(Dataset items)
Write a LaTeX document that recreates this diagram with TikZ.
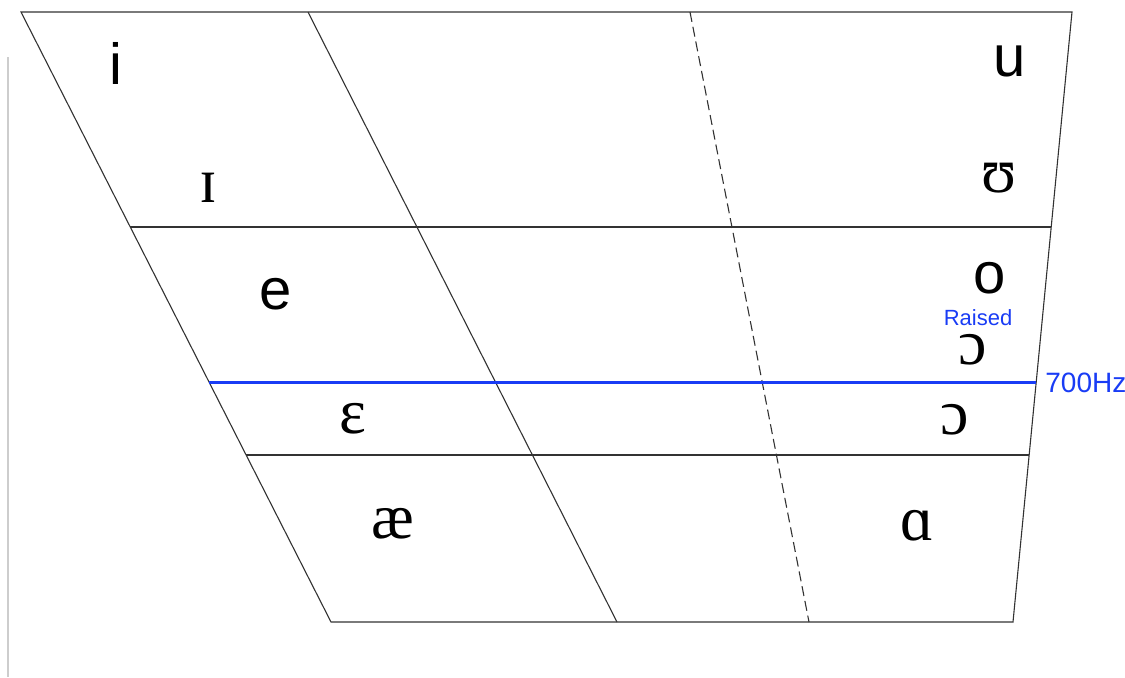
\documentclass[tikz,border=0pt]{standalone}
\usepackage{fontspec}
\setmainfont{Liberation Serif}
\setsansfont{Liberation Sans}
\usetikzlibrary{calc}
\definecolor{chartInk}{RGB}{50,50,50}
\definecolor{chartFaint}{RGB}{205,205,205}
\definecolor{hzBlue}{RGB}{25,60,245}

\begin{document}
\begin{tikzpicture}[x=0.5pt, y=-0.5pt,
  rule/.style={draw=chartInk, line width=0.55pt},
  vowel/.style={anchor=base, inner sep=0pt, font=\fontsize{32}{32}\selectfont},
  vowelsf/.style={anchor=base, inner sep=0pt, font=\sffamily\fontsize{29}{29}\selectfont},
  hz/.style={anchor=base, inner sep=0pt, text=hzBlue, font=\sffamily}]
\useasboundingbox (0,0) rectangle (1125,677);

% corners of the chart
\coordinate (tl) at (21,12);
\coordinate (tr) at (1072,12);
\coordinate (bl) at (331,622);
\coordinate (br) at (1013,622);

% faint margin rule
\coordinate (mTop) at (8,57);
\coordinate (mBot) at (8,677);
\draw[chartFaint, line width=0.6pt] (mTop) -- (mBot);

% outline and columns
\draw[rule] (tl) -- (tr) -- (br) -- (bl) -- cycle;
\coordinate (cTop) at (308,12);
\coordinate (cBot) at (617,622);
\draw[rule] (cTop) -- (cBot);
\coordinate (dTop) at (690,12);
\coordinate (dBot) at (809,622);
\draw[rule, dashed, dash pattern=on 5pt off 2.5pt] (dTop) -- (dBot);

% rows
\foreach \t/\name in {0.3525/hi, 0.7262/lo}
  \draw[rule] ($(tl)!\t!(bl)$) coordinate (\name L) -- ($(tr)!\t!(br)$) coordinate (\name R);
\coordinate (bL) at ($(tl)!0.608!(bl)$);
\coordinate (bR) at ($(tr)!0.608!(br)$);
\draw[hzBlue, line width=1.5pt] (bL) -- (bR);

% vowels
\node[vowelsf] (vi) at (116,84) {i};
\node[vowel] (vI) at (208,202) {ɪ};
\node[vowelsf] (ve) at (276,309) {e};
\node[vowel] (vE) at (353,433) {ɛ};
\node[vowel] (vae) at (393,538) {æ};
\node[vowelsf] (vu) at (1010,76) {u};
\node[vowel] (vU) at (999,192) {ʊ};
\node[vowelsf] (vo) at (990,293) {o};
\node[vowel] (vOr) at (973,364) {ɔ};
\node[vowel] (vO) at (955,434) {ɔ};
\node[vowel] (vA) at (917,540) {ɑ};

% labels
\node[hz, font=\sffamily\fontsize{11}{11}\selectfont] (raised) at (978,325) {Raised};
\node[hz, anchor=base west, font=\sffamily\fontsize{14}{14}\selectfont] (hzLabel) at (1045,392) {700Hz};
\end{tikzpicture}
\end{document}
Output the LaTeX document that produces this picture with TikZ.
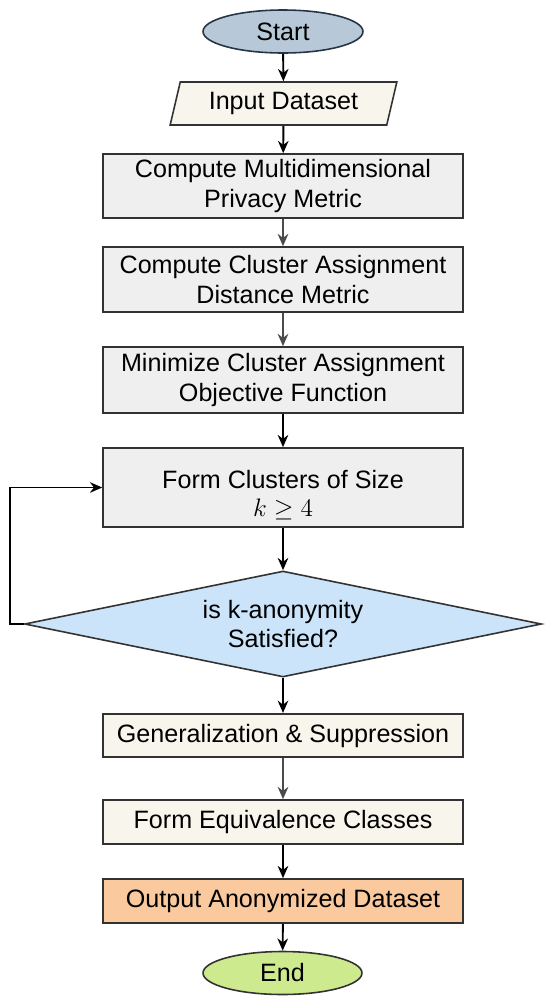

— Your task —
Quote the records above exactly, from the first line through the line containing "(0,0) rectangle (1125,677);", and leave out the pictures.

— Final result —
Write a LaTeX document that recreates this diagram with TikZ.
\documentclass[tikz,border=0pt]{standalone}
\usepackage{fontspec}
\setmainfont{Liberation Serif}
\setsansfont{Liberation Sans}
\usetikzlibrary{calc}
\definecolor{chartInk}{RGB}{50,50,50}
\definecolor{chartFaint}{RGB}{205,205,205}
\definecolor{hzBlue}{RGB}{25,60,245}

\begin{document}
\begin{tikzpicture}[x=0.5pt, y=-0.5pt,
  rule/.style={draw=chartInk, line width=0.55pt},
  vowel/.style={anchor=base, inner sep=0pt, font=\fontsize{32}{32}\selectfont},
  vowelsf/.style={anchor=base, inner sep=0pt, font=\sffamily\fontsize{29}{29}\selectfont},
  hz/.style={anchor=base, inner sep=0pt, text=hzBlue, font=\sffamily}]
\useasboundingbox (0,0) rectangle (1125,677);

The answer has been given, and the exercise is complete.